To dig a little deeper, in late 2007 podcasters formed the now disbanded Association of Downloadable Media (ADM) and a small team worked together to establish the first podcast metric standards, released in 2008. Those standards are not that fundamentally different from what we have in place today with the exception of refinement to the rule sets around that data.

I have always been humored when individuals have made uneducated comments about podcast measurement standards. We have had standards for a long time, sadly not every podcast company followed them and as more companies started to roll out their own measurement systems the crazier some of the numbers got.

Many of us over the years have ended up spending a lot of time talking to media buyers explaining the processes we each had in place. Obviously, an industry-wide, updated standard for podcast measurement was critical to the foundation and growth of podcasting.

In late 2014, the Interactive Advertising Bureau started a Podcast Audio Committee to work on formalizing podcast measurement guidelines. Twenty-plus companies — my company, Blubrry Podcasting, included — participated in the formalization of the new guidelines.

Those meetings were full of passionate and productive discussions that lead to a meeting at the National Association of Broadcasters (NAB) in 2015, where companies shared technical data and case studies to prove a number of metric processing techniques. These data and studies not only backed up the original standards from 2008, but lead the way for formalized guidelines.

Many months later, 25 leading podcast companies signed off on the first version of the podcast measurement guidelines; released in September 2016. While version 1.0 was important, we knew more work was needed. The combined IAB team spent the next year working on version 2.0 with 32 companies signing off; it was released in December 2017.

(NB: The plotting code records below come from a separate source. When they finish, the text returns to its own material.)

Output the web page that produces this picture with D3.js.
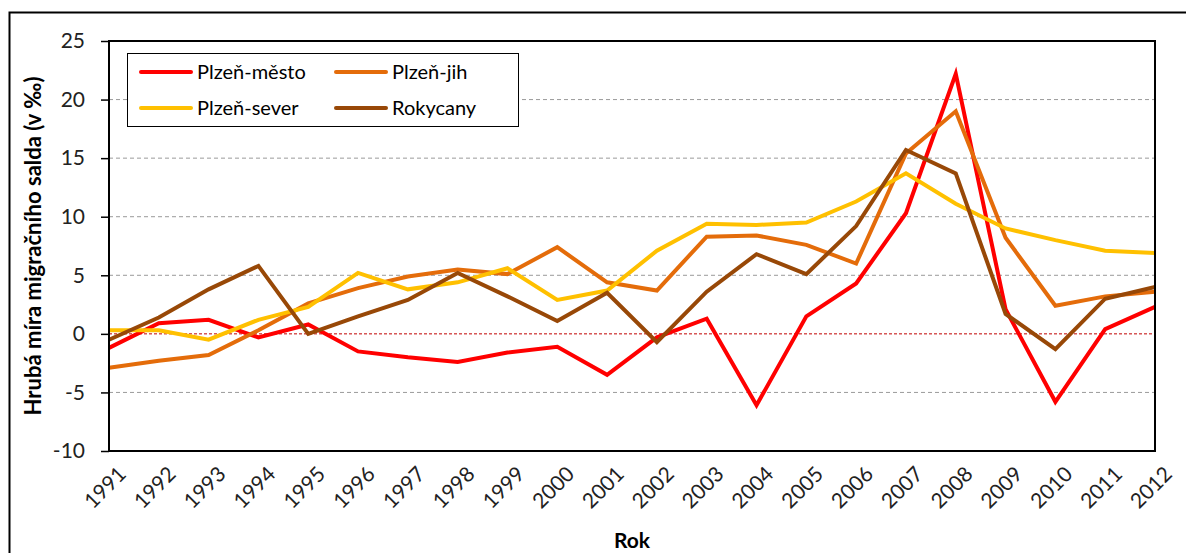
<!DOCTYPE html>
<html>
<head>
<meta charset="utf-8">
<script src="https://cdn.jsdelivr.net/npm/d3@7"></script>
<style>
  body { margin: 0; background: #fff; }
  svg { font-family: Lato, "Open Sans", sans-serif; }
</style>
</head>
<body>
<div id="chart"></div>
<script>
// years on the x axis
const years = [1991, 1992, 1993, 1994, 1995, 1996, 1997, 1998, 1999, 2000, 2001,
               2002, 2003, 2004, 2005, 2006, 2007, 2008, 2009, 2010, 2011, 2012];

// values (per mille)
const plzenMesto = [-1.2, 0.9, 1.2, -0.3, 0.8, -1.5, -2.0, -2.4, -1.6, -1.1, -3.5,
                    -0.3, 1.3, -6.1, 1.5, 4.3, 10.3, 22.2, 2.1, -5.8, 0.4, 2.3];
const plzenJih = [-2.9, -2.3, -1.8, 0.3, 2.6, 3.9, 4.9, 5.5, 5.1, 7.4, 4.4,
                  3.7, 8.3, 8.4, 7.6, 6.0, 15.4, 19.0, 8.2, 2.4, 3.2, 3.6];
const plzenSever = [0.3, 0.3, -0.5, 1.2, 2.3, 5.2, 3.8, 4.4, 5.6, 2.9, 3.7,
                    7.1, 9.4, 9.3, 9.5, 11.3, 13.7, 11.1, 9.0, 8.0, 7.1, 6.9];
const rokycany = [-0.5, 1.4, 3.8, 5.8, 0.0, 1.5, 2.9, 5.2, 3.2, 1.1, 3.5,
                  -0.7, 3.6, 6.8, 5.1, 9.2, 15.7, 13.7, 1.7, -1.3, 3.0, 4.0];

const seriesNames = ["Plzeň-město", "Plzeň-jih", "Plzeň-sever", "Rokycany"];
const seriesColors = ["#ff0000", "#e46c0a", "#ffc000", "#984807"];
const yTicks = [-10, -5, 0, 5, 10, 15, 20, 25];

const series = [plzenMesto, plzenJih, plzenSever, rokycany].map((vals, i) => ({
  name: seriesNames[i], color: seriesColors[i], values: vals
}));

const width = 1186, height = 553;
const margin = { left: 109, right: 31, top: 41, bottom: 102 };

const svg = d3.select("#chart").append("svg")
  .attr("width", width)
  .attr("height", height);

// outer chart frame
svg.append("rect")
  .attr("x", 9.5).attr("y", 12.5)
  .attr("width", 1200).attr("height", 600)
  .attr("fill", "none").attr("stroke", "#000").attr("stroke-width", 2);

const x = d3.scaleLinear()
  .domain([years[0], years[years.length - 1]])
  .range([margin.left, width - margin.right]);

const y = d3.scaleLinear()
  .domain([-10, 25])
  .range([height - margin.bottom, margin.top]);

// gridlines
svg.append("g")
  .selectAll("line")
  .data(yTicks.filter(d => d !== 0 && d !== -10 && d !== 25))
  .enter().append("line")
    .attr("x1", margin.left).attr("x2", width - margin.right)
    .attr("y1", d => y(d)).attr("y2", d => y(d))
    .attr("stroke", "#9a9a9a")
    .attr("stroke-width", 1)
    .attr("stroke-dasharray", "4,3");

// zero line
svg.append("line")
  .attr("x1", margin.left).attr("x2", width - margin.right)
  .attr("y1", y(0)).attr("y2", y(0))
  .attr("stroke", "#c00000")
  .attr("stroke-width", 1)
  .attr("stroke-dasharray", "3,2");

// y axis
const yAxis = svg.append("g")
  .attr("transform", `translate(${margin.left},0)`)
  .call(d3.axisLeft(y).tickValues(yTicks).tickFormat(d => String(d)).tickSize(8).tickPadding(16));
yAxis.select(".domain").remove();
yAxis.selectAll("line").attr("stroke", "#000").attr("stroke-width", 1.5);
yAxis.selectAll("text")
  .attr("font-size", 21)
  .attr("fill", "#222")
  .attr("font-family", "Lato, sans-serif");

// x labels (rotated)
svg.append("g")
  .selectAll("text")
  .data(years)
  .enter().append("text")
    .attr("transform", d => `translate(${x(d) + 8},${y(-10) + 14}) rotate(-45)`)
    .attr("text-anchor", "end")
    .attr("dy", "0.7em")
    .attr("font-size", 21)
    .attr("fill", "#222")
    .text(d => d);

// lines
const line = d3.line()
  .x((d, i) => x(years[i]))
  .y(d => y(d));

svg.append("g")
  .selectAll("path")
  .data(series)
  .enter().append("path")
    .attr("d", d => line(d.values))
    .attr("fill", "none")
    .attr("stroke", d => d.color)
    .attr("stroke-width", 4)
    .attr("stroke-linejoin", "miter");

// plot frame
svg.append("rect")
  .attr("x", margin.left).attr("y", margin.top)
  .attr("width", width - margin.left - margin.right)
  .attr("height", height - margin.top - margin.bottom)
  .attr("fill", "none").attr("stroke", "#000").attr("stroke-width", 2);

// legend
const legend = svg.append("g");
legend.append("rect")
  .attr("x", 127.5).attr("y", 53.5)
  .attr("width", 391).attr("height", 73)
  .attr("fill", "#fff").attr("stroke", "#000").attr("stroke-width", 1);

const legItems = legend.selectAll("g")
  .data(series)
  .enter().append("g")
    .attr("transform", (d, i) => `translate(${i % 2 === 0 ? 141 : 336},${i < 2 ? 72 : 108})`);
legItems.append("line")
  .attr("x1", 0).attr("x2", 50)
  .attr("stroke", d => d.color)
  .attr("stroke-width", 4)
  .attr("stroke-linecap", "round");
legItems.append("text")
  .attr("x", 56).attr("dy", "0.35em")
  .attr("font-size", 20)
  .attr("fill", "#000")
  .text(d => d.name);

// axis titles
svg.append("text")
  .attr("transform", `translate(41,${(margin.top + height - margin.bottom) / 2}) rotate(-90)`)
  .attr("text-anchor", "middle")
  .attr("font-size", 22)
  .attr("font-weight", "bold")
  .text("Hrubá míra migračního salda (v ‰)");

svg.append("text")
  .attr("x", (margin.left + width - margin.right) / 2)
  .attr("y", 548)
  .attr("text-anchor", "middle")
  .attr("font-size", 21)
  .attr("font-weight", "bold")
  .text("Rok");
</script>
</body>
</html>
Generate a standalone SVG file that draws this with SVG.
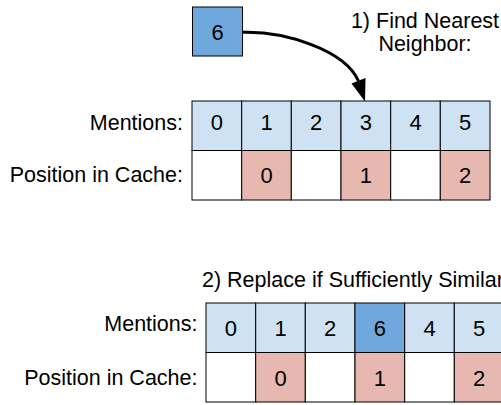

In 2018, the IAB Tech Lab stepped forward and proposed an IAB Podcast Measurement Guidelines certification process. My company has spent the past three to four months going through the proposed certification process with a very thorough independent audit team. We have to prove a number of specific measurement guideline requirements that the IAB Tech Lab has outlined from Version 2.0.

The process we and, to my knowledge, one other company is going through with others on deck has included code review, test measurement comparison, control policies, log audits, and extensive discussions of the entire chain of data processing, whitelist creation, blacklist sources, fraud prevention, and cross verification. My team has spent several hundred hours on this audit, which we hope will lead to certification.

Today, podcast measurement is largely derived from media hosting server logs. And until client-side signaling is in place, client-side metrics in a useable form — from Apple, Google, and a bevy of apps — face an uphill battle for adoption from a public-radio-proposed protocol called RAD that will need to comply with GDPR and account for listener privacy concerns among a growing list of adoption issues.

Until client-side reporting is implemented, the IAB Tech Lab Podcast Measurement Guideline certification of server-side date will be the gold standard and will allow companies to validate they comply and meet the specifications outlined by the IAB. This should resolve any lingering questions from media buyers and podcasters on the accuracy of reporting data.

I understand the challenges this certification entails not just from a cost and time perspective for companies; even my company has had some healthy discussions as we have gone through this process. In the end, we want the podcasters’ needs to prevail and, as a result, media buyers will be confident to spend more money in the space.

My hope is that more companies get on board and go through the IAB Tech Labs Podcast Measurement Guidelines certification process. A rising tide raises all ships, and podcast statistics certification is certainly part of the story.